I earned an MFA from Wayne State University in Detroit. I've published over a dozen short stories in various magazines and e-zines. My novel, "The Dragons of Hazlett", is now out, and I have two new novels which will be published by Mundania Press, LLC this year and in 2011.
One day, my twelve-year-old son told me that his junior high English teacher had been explaining the difference between first person and third person points of view. When my son asked about second person, she said that there was no such thing (much to his outrage).
You opened the refrigerator and saw that your roommate had once again drunk all of your beer. Outraged, you pounded on his bedroom door, demanding an explanation. He kept his eyes on the video game he was playing and refused to answer. You stormed away, hating him.
Sounds weird, doesn't it? But while this type of writing defies convention, there are some writers who use it. One notable example is A Prayer for the Dying by Stuart O'Nan. This book is not only written in second person, it is also written in present tense which is doubly strange. Although I believe that this voice would be difficult to tolerate in a long work, A Prayer for the Dying is short. Additionally, the second-person present tense gives the story a powerful impact that it might not otherwise have had. If you haven't read this book, I highly recommend it. (Bright Lights, Big City by Jay McInerney is another example. I have yet to read that one, though.)
In the book Story Matters by Margaret-love Denman and Barbara Shoup, second person POV is also discussed. Story Matters, an outstanding resource for writers, quotes writer Pam Houston who says, "[A second-person] point of view is always about a 'narrator who's ashamed of herself, afraid to say I'." Story Matters goes on to say, "Using the second person washes a layer of shame over the story without the narrator ever having to admit it."

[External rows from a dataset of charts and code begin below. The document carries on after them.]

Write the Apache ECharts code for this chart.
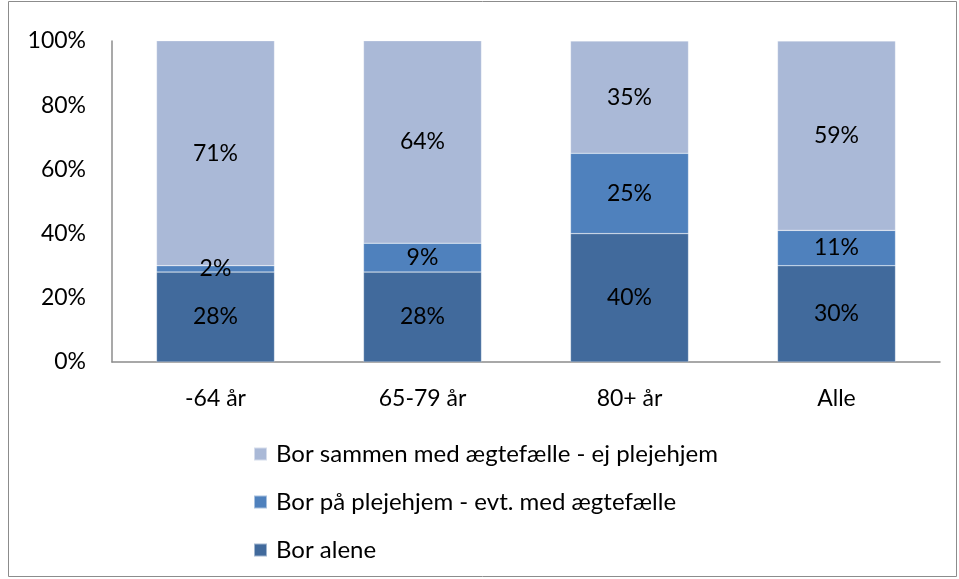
<!DOCTYPE html>
<html>
<head>
<meta charset="utf-8">
<script src="https://cdn.jsdelivr.net/npm/echarts@6/dist/echarts.min.js"></script>
<style>
  html, body { margin: 0; padding: 0; background: #fff; }
  #chart { width: 959px; height: 579px; }
</style>
</head>
<body>
<div id="chart"></div>
<script>
  // kategorier og værdier (procent)
  const categories = ['-64 år', '65-79 år', '80+ år', 'Alle']
  const alene = [28, 28, 40, 30]
  const plejehjem = [2, 9, 25, 11]
  const sammen = [71, 64, 35, 59]
  const yTicks = [0, 20, 40, 60, 80, 100]

  const seriesNames = [
    'Bor alene',
    'Bor på plejehjem - evt. med ægtefælle',
    'Bor sammen med ægtefælle - ej plejehjem'
  ]
  const colors = ['#416A9C', '#4F81BD', '#AAB9D7']

  const font = 'Lato, "Open Sans", sans-serif'
  const fs = 23

  let chart = echarts.init(document.getElementById('chart'))

  const mkSeries = function (name, data, i) {
    return {
      name: name,
      type: 'bar',
      stack: 'total',
      barWidth: '57%',
      clip: true,
      data: data,
      itemStyle: {
        color: colors[i],
        borderColor: 'rgba(255,255,255,0.5)',
        borderWidth: 0.5
      },
      label: {
        show: true,
        position: 'inside',
        color: '#000',
        fontFamily: font,
        fontSize: fs,
        formatter: function (p) { return p.value + '%' }
      }
    }
  }

  const option = {
    animation: false,
    graphic: [{
      type: 'rect',
      shape: { x: 8.5, y: 1.5, width: 948, height: 575 },
      style: { fill: 'none', stroke: '#8c8c8c', lineWidth: 1 }
    }],
    legend: {
      orient: 'vertical',
      left: 248,
      top: 437,
      itemWidth: 13,
      itemHeight: 13,
      itemGap: 24,
      icon: 'rect',
      data: [seriesNames[2], seriesNames[1], seriesNames[0]],
      textStyle: { color: '#000', fontFamily: font, fontSize: 24, padding: [0, 0, 0, 4] }
    },
    grid: {
      left: 112,
      top: 41,
      width: 828,
      height: 321
    },
    xAxis: {
      type: 'category',
      data: categories,
      axisTick: { show: false },
      axisLine: { lineStyle: { color: '#8c8c8c', width: 1.5 } },
      axisLabel: { color: '#000', fontFamily: font, fontSize: fs, margin: 25 }
    },
    yAxis: {
      type: 'value',
      min: yTicks[0],
      max: yTicks[yTicks.length - 1],
      interval: 20,
      splitLine: { show: false },
      axisTick: { show: false },
      axisLine: { show: true, lineStyle: { color: '#8c8c8c', width: 1.5 } },
      axisLabel: {
        color: '#000',
        fontFamily: font,
        fontSize: fs,
        margin: 26,
        formatter: function (v) { return v + '%' }
      }
    },
    series: [
      mkSeries(seriesNames[0], alene, 0),
      mkSeries(seriesNames[1], plejehjem, 1),
      mkSeries(seriesNames[2], sammen, 2)
    ]
  }

  chart.setOption(option)
</script>
</body>
</html>
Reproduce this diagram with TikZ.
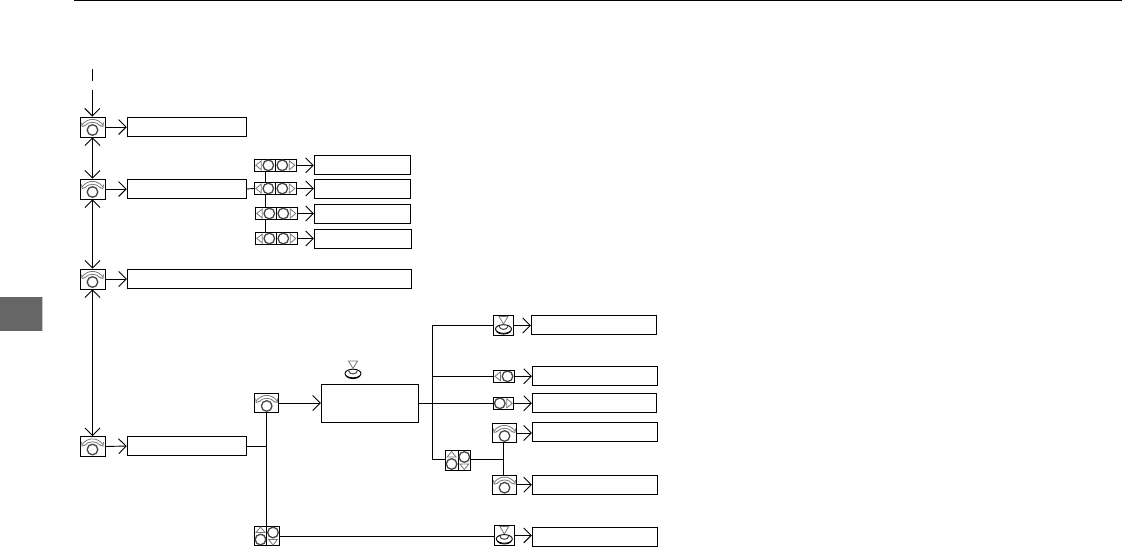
\documentclass[tikz,border=0pt]{standalone}
\usepackage{tikz}
\usetikzlibrary{arrows.meta}
\definecolor{ink}{RGB}{0,0,0}
\definecolor{tabgray}{RGB}{102,102,102}
\definecolor{tabedge}{RGB}{200,200,200}
\definecolor{soft}{RGB}{120,120,120}
\definecolor{knob}{RGB}{70,70,70}
\tikzset{
  label/.style={draw=ink, line width=0.9pt, inner sep=0pt, minimum height=19pt},
  keycap/.style={draw=ink, line width=0.9pt, fill=white, inner sep=0pt},
  flow/.style={-{Straight Barb[length=7.5pt,width=15pt,line width=0.9pt]}, ink, line width=0.9pt},
  both/.style={{Straight Barb[length=7.5pt,width=15pt,line width=0.9pt]}-{Straight Barb[length=7.5pt,width=15pt,line width=0.9pt]}, ink, line width=0.9pt},
  link/.style={ink, line width=0.9pt},
  dialicon/.pic={
    \draw[knob, line width=1.3pt] (0,3) circle (5.3pt);
    \draw[soft, line width=0.8pt] (-10.5,-2) .. controls (-5,-9.5) and (5,-9.5) .. (10.5,-2);
    \draw[soft, line width=0.8pt] (-8,-1) .. controls (-4,-6) and (4,-6) .. (8,-1);
    \draw[soft, line width=0.8pt] (-11,-4.5) -- (-10.5,-0.5) -- (-7.5,-1.5) (11,-4.5) -- (10.5,-0.5) -- (7.5,-1.5);
  },
  pushicon/.pic={
    \draw[soft, line width=0.8pt] (-4.5,-9) -- (4.5,-9) -- (0,-1.5) -- cycle;
    \draw[ink, line width=0.9pt] (0,3.5) ellipse (8pt and 4.3pt);
    \draw[knob, line width=1pt] (-4.5,0.5) .. controls (-4,5) and (4,5) .. (4.5,0.5);
    \draw[ink, line width=0.9pt] (-7,6) .. controls (-4,9.5) and (4,9.5) .. (7,6);
  },
  lefticon/.pic={
    \draw[soft, line width=0.8pt] (-3.5,-4.5) -- (-3.5,4.5) -- (-9,0) -- cycle;
    \draw[knob, line width=1.3pt] (3.5,0) circle (5.3pt);
  },
  righticon/.pic={
    \draw[soft, line width=0.8pt] (3.5,-4.5) -- (3.5,4.5) -- (9,0) -- cycle;
    \draw[knob, line width=1.3pt] (-3.5,0) circle (5.3pt);
  },
  upicon/.pic={
    \draw[soft, line width=0.8pt] (-4.5,-3.5) -- (4.5,-3.5) -- (0,-9) -- cycle;
    \draw[knob, line width=1.3pt] (0,3.5) circle (5.3pt);
  },
  downicon/.pic={
    \draw[soft, line width=0.8pt] (-4.5,3.5) -- (4.5,3.5) -- (0,9) -- cycle;
    \draw[knob, line width=1.3pt] (0,-3.5) circle (5.3pt);
  },
}
\begin{document}
\begin{tikzpicture}[x=1pt, y=-1pt]
  \useasboundingbox (0,0) rectangle (1122,547);
  % page furniture
  \draw[ink, line width=1.2pt] (74,0.6) -- (1122,0.6);
  \fill[tabedge] (0,297) rectangle (43,331);
  \fill[tabgray] (0,297) rectangle (42,331);
  % left column
  \coordinate (st1) at (92.3,69);
  \coordinate (st2) at (92.3,81);
  \coordinate (st3) at (92.3,90);
  \node[keycap, minimum width=25pt, minimum height=20pt] (a1) at (92.5,127) {};
  \node[keycap, minimum width=25pt, minimum height=20pt] (a2) at (92.5,189) {};
  \node[keycap, minimum width=25pt, minimum height=20pt] (a3) at (92.5,279) {};
  \node[keycap, minimum width=25pt, minimum height=20pt] (a4) at (92.5,446.5) {};
  \pic at (a1) {dialicon};
  \pic at (a2) {dialicon};
  \pic at (a3) {dialicon};
  \pic at (a4) {dialicon};
  \node[label, minimum width=119pt] (r1) at (186.7,127) {};
  \node[label, minimum width=119pt] (r2) at (186.7,189) {};
  \node[label, minimum width=284.5pt] (r3) at (269.5,279) {};
  \node[label, minimum width=119pt] (r4) at (186.7,446) {};
  % row of small keys
  \node[keycap, minimum width=21pt, minimum height=12.5pt] (b1l) at (264.8,165.3) {};
  \node[keycap, minimum width=21pt, minimum height=12.5pt] (b1r) at (285.8,165.3) {};
  \node[keycap, minimum width=21pt, minimum height=12.5pt] (b2l) at (264.8,188.5) {};
  \node[keycap, minimum width=21pt, minimum height=12.5pt] (b2r) at (285.8,188.5) {};
  \node[keycap, minimum width=21pt, minimum height=12.5pt] (b3l) at (265.8,213.5) {};
  \node[keycap, minimum width=21pt, minimum height=12.5pt] (b3r) at (286.8,213.5) {};
  \node[keycap, minimum width=21pt, minimum height=12.5pt] (b4l) at (265.8,238.5) {};
  \node[keycap, minimum width=21pt, minimum height=12.5pt] (b4r) at (286.8,238.5) {};
  \foreach \k in {b1,b2,b3,b4} {
    \pic at (\k l) {lefticon};
    \pic at (\k r) {righticon};
  }
  \node[label, minimum width=96.5pt] (t1) at (362.5,164.8) {};
  \node[label, minimum width=96.5pt] (t2) at (362.5,188.8) {};
  \node[label, minimum width=96.5pt] (t3) at (362.5,213.8) {};
  \node[label, minimum width=97.5pt] (t4) at (363,238.8) {};
  % lower block
  \node[keycap, minimum width=24pt, minimum height=19.5pt] (c1) at (266.7,403) {};
  \pic at (c1) {dialicon};
  \node[draw=ink, line width=0.9pt, inner sep=0pt, minimum width=97pt, minimum height=38pt] (main) at (369.8,403.3) {};
  \coordinate (mainpush) at (353,370);
  \pic at (mainpush) {pushicon};
  \node[keycap, minimum width=12.5pt, minimum height=19.7pt] (c2l) at (260.5,536) {};
  \node[keycap, minimum width=12.5pt, minimum height=19.7pt] (c2r) at (273,536) {};
  \pic at (c2l) {upicon};
  \pic at (c2r) {downicon};
  \node[keycap, minimum width=20.4pt, minimum height=20.4pt] (d1) at (503.5,325.5) {};
  \pic at (d1) {pushicon};
  \node[keycap, minimum width=21.4pt, minimum height=12pt] (d2) at (504,376.3) {};
  \pic at (d2) {lefticon};
  \node[keycap, minimum width=20pt, minimum height=12pt] (d3) at (503.3,403.3) {};
  \pic at (d3) {righticon};
  \node[keycap, minimum width=24.4pt, minimum height=19.4pt] (d4) at (504.5,433) {};
  \pic at (d4) {dialicon};
  \node[keycap, minimum width=24.4pt, minimum height=19.4pt] (d5) at (504.5,484.7) {};
  \pic at (d5) {dialicon};
  \node[keycap, minimum width=20pt, minimum height=19.4pt] (d6) at (504.3,535.4) {};
  \pic at (d6) {pushicon};
  \node[keycap, minimum width=12.7pt, minimum height=20.4pt] (fl) at (451.6,460.5) {};
  \node[keycap, minimum width=12.7pt, minimum height=20.4pt] (fr) at (464.3,460.5) {};
  \pic at (fl) {upicon};
  \pic at (fr) {downicon};
  \node[label, minimum width=125.4pt] (e1) at (594,324.8) {};
  \node[label, minimum width=125pt] (e2) at (594.8,375.8) {};
  \node[label, minimum width=124.4pt] (e3) at (594.5,402.8) {};
  \node[label, minimum width=125pt] (e4) at (594.8,431.8) {};
  \node[label, minimum width=125pt] (e5) at (594.8,484.8) {};
  \node[label, minimum width=125pt] (e6) at (594.8,536.5) {};
  % junctions
  \coordinate (busa) at (266.3,446);
  \coordinate (busb) at (432.7,403.3);
  \coordinate (busc) at (503.7,459.3);
  \coordinate (busd) at (265.3,188.5);
  % connectors, left column
  \draw[link] (st1) -- (st2);
  \draw[flow] (st3) -- (a1.north -| st3);
  \draw[both] (a1.south) -- (a2.north);
  \draw[both] (a2.south) -- (a3.north);
  \draw[both] (a3.south) -- (a4.north);
  \draw[flow] (a1.east) -- (r1.west);
  \draw[flow] (a2.east) -- (r2.west);
  \draw[flow] (a3.east) -- (r3.west);
  \draw[flow] (a4.east) -- (r4.west);
  % connectors, small keys
  \draw[link] (r2.east) -- (b2l.west);
  \draw[link] (b1l.south -| busd) -- (b2l.north -| busd);
  \draw[link] (b2l.south -| busd) -- (b3l.north -| busd);
  \draw[link] (b3l.south -| busd) -- (b4l.north -| busd);
  \draw[flow] (b1r.east) -- (t1.west |- b1r.east);
  \draw[flow] (b2r.east) -- (t2.west |- b2r.east);
  \draw[flow] (b3r.east) -- (t3.west |- b3r.east);
  \draw[flow] (b4r.east) -- (t4.west |- b4r.east);
  % connectors, lower block
  \draw[link] (r4.east) -- (busa);
  \draw[link] (c1.south -| busa) -- (c2l.north -| busa);
  \draw[flow] (c1.east) -- (main.west |- c1.east);
  \draw[link] (c2r.east) -- (d6.west |- c2r.east);
  \draw[link] (main.east) -- (d3.west);
  \draw[link] (d1.west) -| (busb);
  \draw[link] (d2.west) -- (d2.west -| busb);
  \draw[link] (busb) |- (fl.west |- busc);
  \draw[link] (fr.east |- busc) -- (busc);
  \draw[link] (d4.south -| busc) -- (d5.north -| busc);
  \draw[flow] (d1.east) -- (e1.west |- d1.east);
  \draw[flow] (d2.east) -- (e2.west |- d2.east);
  \draw[flow] (d3.east) -- (e3.west |- d3.east);
  \draw[flow] (d4.east) -- (e4.west |- d4.east);
  \draw[flow] (d5.east) -- (e5.west |- d5.east);
  \draw[flow] (d6.east) -- (e6.west |- d6.east);
\end{tikzpicture}
\end{document}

After reading that, I decided to try writing a story from the second-person POV. My story, The Scarlet Wristband, involved a young, teen aged boy who had to choose between telling the truth and saving his mother. Although the piece was successfully published in All Possible Worlds, when it was reviewed, my use of the second-person POV was criticizedbecause it placed too much distance between the reader.
Personally, I enjoy reading the second-person POV (in small amounts). I think it can lend some interesting angles to a narrative. But it can also fail miserably. Like so many unique narrative structures (such as diary entries), however, second-person POV is another tool in the writer's kit.